If there’s one thing I’ve learned over the past six months, it’s that most people think their dogs are well-behaved. Even as they jam their snout into your netherbits trying to ferret out a toy. Guess what? You’re not supposed to have to give a dog a command 42 times before it stops trying to mount the defenseless 15-month old teeter-tottering through the kitchen wearing nothing but a soiled diaper and a grin covered in peanut butter. Yes, the baby smells THAT good to the dog. A walking, cooing aphrodisiac.
Anyway, dog training takes an unfathomable level of patience and the ability to endure hours of mindless repetition without wanting to cry. “SIT. GOOD GIRL. OKAY. SIT. GOOD GIRL. OKAY. SIT. GOOD GIRL. OKAY. SIT. GOOD GIRL. OKAY. SIT. GOOD GIRL. OKAY. SIT. GOOD GIRL. OKAY…” Sometimes, waiting for the light bulb to go off in the dog’s head is like waiting for Godot. (Which by odd coincidence includes the word ‘dog.’) This is when the dog recognizes that we humans are woefully inept at communicating…especially in dog. I think they are actually jerking our chains then. Thankfully, Olive’s disposition makes her very eager to please. She will stand on her head and recite Desiderata just to make me happy. Other times, she puts on a William Wegman mask and tells me to stand on a chair.

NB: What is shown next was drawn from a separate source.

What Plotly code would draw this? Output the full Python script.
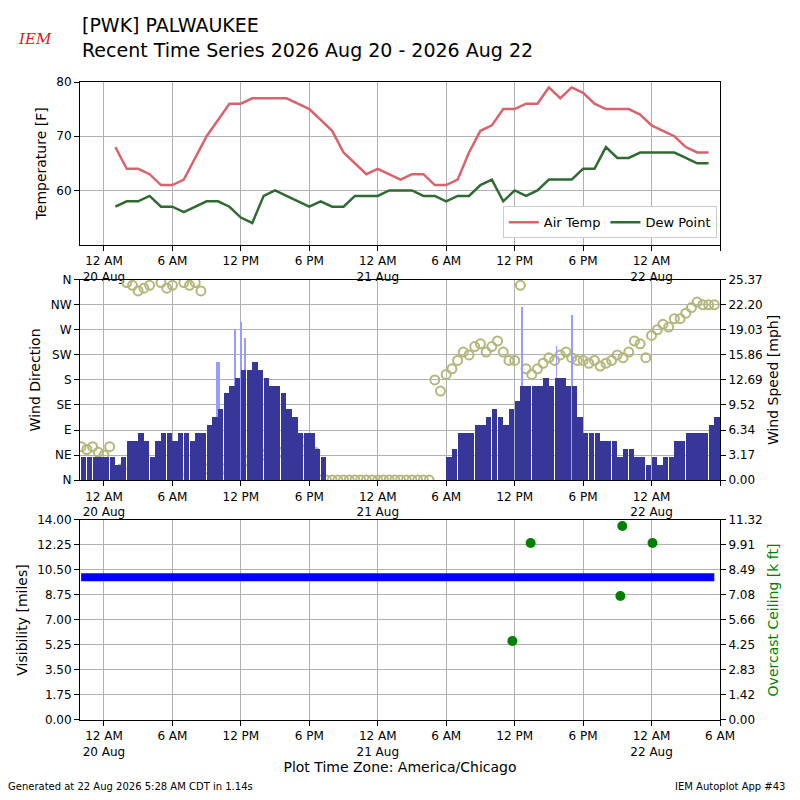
import pandas as pd
import plotly.graph_objects as go

# hourly temperature / dew point, 01:00 Aug 20 -> 05:00 Aug 22
temp_times = pd.date_range("2026-08-20 01:00", periods=53, freq="h")
air_temp = [68, 64, 64, 63, 61, 61, 62, 66, 70, 73,
            76, 76, 77, 77, 77, 77, 76, 75, 73, 71,
            67, 65, 63, 64, 63, 62, 63, 63, 61, 61,
            62, 67, 71, 72, 75, 75, 76, 76, 79, 77,
            79, 78, 76, 75, 75, 75, 74, 72, 71, 70,
            68, 67, 67]
dew_point = [57, 58, 58, 59, 57, 57, 56, 57, 58, 58,
             57, 55, 54, 59, 60, 59, 58, 57, 58, 57,
             57, 59, 59, 59, 60, 60, 60, 59, 59, 58,
             59, 59, 61, 62, 58, 60, 59, 60, 62, 62,
             62, 64, 64, 68, 66, 66, 67, 67, 67, 67,
             66, 65, 65]

# half-hourly wind, 22:00 Aug 19 -> 05:30 Aug 22
wind_times = pd.date_range("2026-08-19 22:00", periods=112, freq="30min")
wind_speed = [3, 3, 3, 3, 3, 3, 2, 3, 5, 5, 6, 5, 3, 5, 6, 6,
              5, 6, 6, 5, 6, 6, 7, 8, 9, 11, 12, 13, 14, 14, 15, 14,
              13, 12, 12, 11, 9, 8, 6, 6, 6, 4, 3, 0, 0, 0, 0, 0,
              0, 0, 0, 0, 0, 0, 0, 0, 0, 0, 0, 0, 0, 0, 0, 0,
              3, 4, 6, 6, 6, 7, 7, 8, 9, 8, 7, 9, 10, 12, 12, 12,
              12, 13, 12, 13, 13, 12, 12, 8, 6, 6, 6, 5, 5, 5, 3, 4,
              4, 3, 3, 2, 3, 2, 3, 3, 5, 5, 6, 6, 6, 6, 7, 8]
wind_dir = [60, 55, 60, 50, 45, 60, 10, 20, 355, 350, 340, 345, 350, 20, 355, 345,
            350, 10, 355, 350, 355, 340, 20, 30, 15, 20, 30, 45, 40, 35, 50, 55,
            45, 60, 55, 50, 60, 45, 55, 70, 60, 50, 0, 0, 0, 0, 0, 0,
            0, 0, 0, 0, 0, 0, 0, 0, 0, 0, 0, 0, 0, 0, 180, 160,
            190, 200, 215, 230, 225, 240, 245, 230, 240, 250, 230, 215, 215, 350, 200, 190,
            200, 210, 220, 215, 225, 230, 220, 215, 215, 210, 215, 205, 210, 215, 225, 220,
            230, 250, 245, 220, 260, 270, 280, 275, 290, 290, 300, 310, 320, 315, 315, 315]
gust_times = ["2026-08-20 10:00", "2026-08-20 11:30", "2026-08-20 12:00", "2026-08-20 12:20",
              "2026-08-21 12:40", "2026-08-21 15:40", "2026-08-21 17:00"]
gust_speed = [15, 19, 20, 18, 22, 17, 21]

vis_times = pd.date_range("2026-08-19 22:00", "2026-08-22 05:30", freq="30min")
visibility = [10.0] * len(vis_times)
ceil_times = ["2026-08-21 11:48", "2026-08-21 13:24", "2026-08-21 21:16",
              "2026-08-21 21:26", "2026-08-22 00:05"]
ceiling = [4.47, 10.02, 7.02, 10.98, 10.02]

xr = ["2026-08-19 21:54", "2026-08-22 06:00"]
ticks = pd.date_range("2026-08-20 00:00", "2026-08-22 06:00", freq="6h")
ticktext = []
for t in ticks:
    lab = t.strftime("%I %p").lstrip("0")
    if t.hour == 0:
        lab += "<br>" + t.strftime("%d %b")
    ticktext.append(lab)

fig = go.Figure()
fig.add_trace(go.Scatter(x=temp_times, y=air_temp, mode="lines", name="Air Temp",
                         line=dict(color="#d9626b", width=2.5), xaxis="x", yaxis="y"))
fig.add_trace(go.Scatter(x=temp_times, y=dew_point, mode="lines", name="Dew Point",
                         line=dict(color="#2f6a31", width=2.5), xaxis="x", yaxis="y"))

fig.add_trace(go.Bar(x=pd.to_datetime(gust_times), y=gust_speed, width=[20 * 60000] + [5 * 60000] * 6,
                     marker=dict(color="#9a9aff", line_width=0), showlegend=False,
                     xaxis="x2", yaxis="y3"))
fig.add_trace(go.Bar(x=wind_times, y=wind_speed, width=28 * 60000, offset=0,
                     marker=dict(color="#373799", line_width=0), showlegend=False,
                     xaxis="x2", yaxis="y3"))
fig.add_trace(go.Scatter(x=wind_times, y=wind_dir, mode="markers", showlegend=False,
                         marker=dict(symbol="circle-open", size=9, color="#b5b77a",
                                     line=dict(width=2, color="#b5b77a")),
                         xaxis="x2", yaxis="y2"))

fig.add_trace(go.Scatter(x=vis_times, y=visibility, mode="lines", showlegend=False,
                         line=dict(color="blue", width=8), xaxis="x3", yaxis="y4"))
fig.add_trace(go.Scatter(x=ceil_times, y=ceiling, mode="markers", showlegend=False,
                         marker=dict(color="green", size=10), xaxis="x3", yaxis="y5"))

axcommon = dict(showline=True, linecolor="black", mirror=True, showgrid=True, automargin=False,
                gridcolor="#b0b0b0", ticks="outside", tickcolor="black", zeroline=False)
xcommon = dict(axcommon, type="date", range=xr, tickvals=ticks, ticktext=ticktext)

mid_dirs = ["N", "NE", "E", "SE", "S", "SW", "W", "NW", "N"]
spd_ticks = [0, 3.17, 6.34, 9.52, 12.69, 15.86, 19.03, 22.20, 25.37]
vis_ticks = [0, 1.75, 3.5, 5.25, 7.0, 8.75, 10.5, 12.25, 14.0]
ceil_ticks = [0, 1.42, 2.83, 4.25, 5.66, 7.08, 8.49, 9.91, 11.32]

fig.update_layout(
    width=784, height=784, plot_bgcolor="white", paper_bgcolor="white",
    font=dict(family="DejaVu Sans", size=12, color="black"),
    margin=dict(l=72, r=72, t=74, b=72), barmode="overlay", bargap=0,
    xaxis=dict(xcommon, domain=[0, 1], anchor="y", ticktext=ticktext[:-1] + [""]),
    xaxis2=dict(xcommon, domain=[0, 1], anchor="y2", ticktext=ticktext[:-1] + [""]),
    xaxis3=dict(xcommon, domain=[0, 1], anchor="y4",
                title=dict(text="Plot Time Zone: America/Chicago", standoff=4)),
    yaxis=dict(axcommon, domain=[0.745, 1], range=[50, 80], tickvals=[60, 70, 80],
               title=dict(text="Temperature [F]", standoff=6)),
    yaxis2=dict(axcommon, domain=[0.376, 0.69], range=[0, 360],
                tickvals=list(range(0, 361, 45)), ticktext=mid_dirs,
                title=dict(text="Wind Direction", standoff=6)),
    yaxis3=dict(axcommon, overlaying="y2", side="right", range=[0, 25.37], showgrid=False,
                tickvals=spd_ticks, ticktext=["%.2f" % v for v in spd_ticks],
                anchor="x2", title=dict(text="Wind Speed [mph]", standoff=6)),
    yaxis4=dict(axcommon, domain=[0, 0.3135], range=[0, 14], tickvals=vis_ticks,
                ticktext=["%.2f" % v for v in vis_ticks],
                title=dict(text="Visibility [miles]", standoff=6)),
    yaxis5=dict(axcommon, overlaying="y4", side="right", range=[0, 11.32], showgrid=False,
                tickvals=ceil_ticks, ticktext=["%.2f" % v for v in ceil_ticks], anchor="x3",
                title=dict(text="Overcast Ceiling [k ft]", standoff=6, font=dict(color="green"))),
    legend=dict(orientation="h", x=0.995, y=0.755, xanchor="right", yanchor="bottom",
                bordercolor="#cccccc", borderwidth=1, bgcolor="white", font=dict(size=13)),
)
fig.add_annotation(text="[PWK] PALWAUKEE<br>Recent Time Series 2026 Aug 20 - 2026 Aug 22",
                   xref="paper", yref="paper", x=-0.0, y=1.03, xanchor="left", yanchor="bottom",
                   align="left", showarrow=False, font=dict(size=19))
fig.add_annotation(text="<i>IEM</i>", xref="paper", yref="paper", x=-0.1, y=1.05,
                   xanchor="left", yanchor="bottom", showarrow=False,
                   font=dict(size=15, color="#cc2222", family="DejaVu Serif"))
fig.add_annotation(text="Generated at 22 Aug 2026 5:28 AM CDT in 1.14s", xref="paper", yref="paper",
                   x=-0.115, y=-0.105, xanchor="left", yanchor="middle", showarrow=False,
                   font=dict(size=10))
fig.add_annotation(text="IEM Autoplot App #43", xref="paper", yref="paper",
                   x=1.105, y=-0.105, xanchor="right", yanchor="middle", showarrow=False,
                   font=dict(size=10))
fig.write_html("out.html")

Anyway, when Olive and I first started obedience school, she wore a regular, run-of-the-mill, overpriced dog collar. Big mistake. As I would soon learn, this was like putting a wet noodle around her neck. She had not one iota of respect for it. My independent spirited, crazed scent hound kept her nose to the mat, mentally categorizing and reclassifying every odor she encountered, occasionally stopping to lick some sort of forensic residue. The only time she wasn’t doing this was when she was distracted by the molecular activity around us. The dog is a biologic motion sensor. If the tiniest thread in the fabric of the universe shifts imperceptibly, Olive goes on high alert.

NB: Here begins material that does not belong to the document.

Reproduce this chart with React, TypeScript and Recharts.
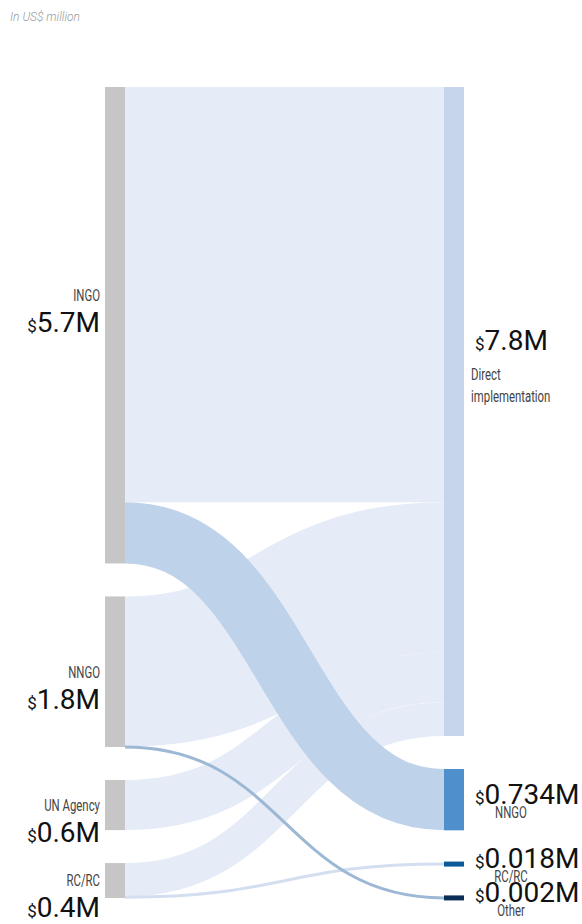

It was impossible to walk her. The collar was simply an accessory. It was like walking a 40-pound jackrabbit, zigzagging all over the place, leaving scorch marks in the earth she traversed. At this time, it would have been easier to train her to plow crop circles. I quickly developed “Olive Elbow,” from overextending it repeatedly. The leash burn on the underside of my arm was getting worse. My shoulder was dangling out of its socket. Olive was learning many, many foul words during this time. “$%#@!*&^%&*#@$! My God, am I ever going to enjoy walking this dog?”
At my wit’s end, I consulted with Olive’s trainer. “Do you think I’ll ever be able to train Olive without using the prong collar?” If you’re not familiar with the prong collar, it’s the one many dog owners (usually those who own dogs no larger than a Fabergé egg) wince at when they first see it. Actually, I winced too. It resembles a medieval torture device. A series of interlocked angry chrome pincers. I couldn’t imagine stringing this around Olive’s dainty neck. Oddly enough, it reminded me of going to the dentist, where they try to shove equipment the size of a 1962 Buick through your piehole. Nonplussed, the trainer responded: “Yes. But it will take a VERY, VERY, VERY VERY, VERY LONG TIME.” The perfect answer to give an impatient personality like myself.
“Welcome to Frankenprong, Olive.”
The much maligned and misunderstood prong collar should be sold, not as a utilitarian pet product but as a device that balances the relationship between dog and human. It works. Olive respects it’s ability to set limits. And if you wrap it around your arm, you’ll see that it’s no big deal (assuming you bought the quality one with rounded prongs). What I couldn’t get past though was watching Olive shrink 4 sizes before my eyes when the trainer popped the leash connected to Olive’s bright new prong collar. I think my sensitive, short-haired pooch yelped more from surprise (the party’s over) than anything else. Still, I said, “Screw that. I’m not making my dog feel small.” Off came the Frankenprong. For now anyway.
Four weeks later, ready to pull a Sylvia Plath, I attempted to reintroduce Olive to the Frankenprong. I gently placed it around her neck, softly cooing to her like the crap-stained baby from paragraph one. She remained unusually calm while cocking her head every so slightly as if to let me know that I’d been had. I swear, she may have even winked at me.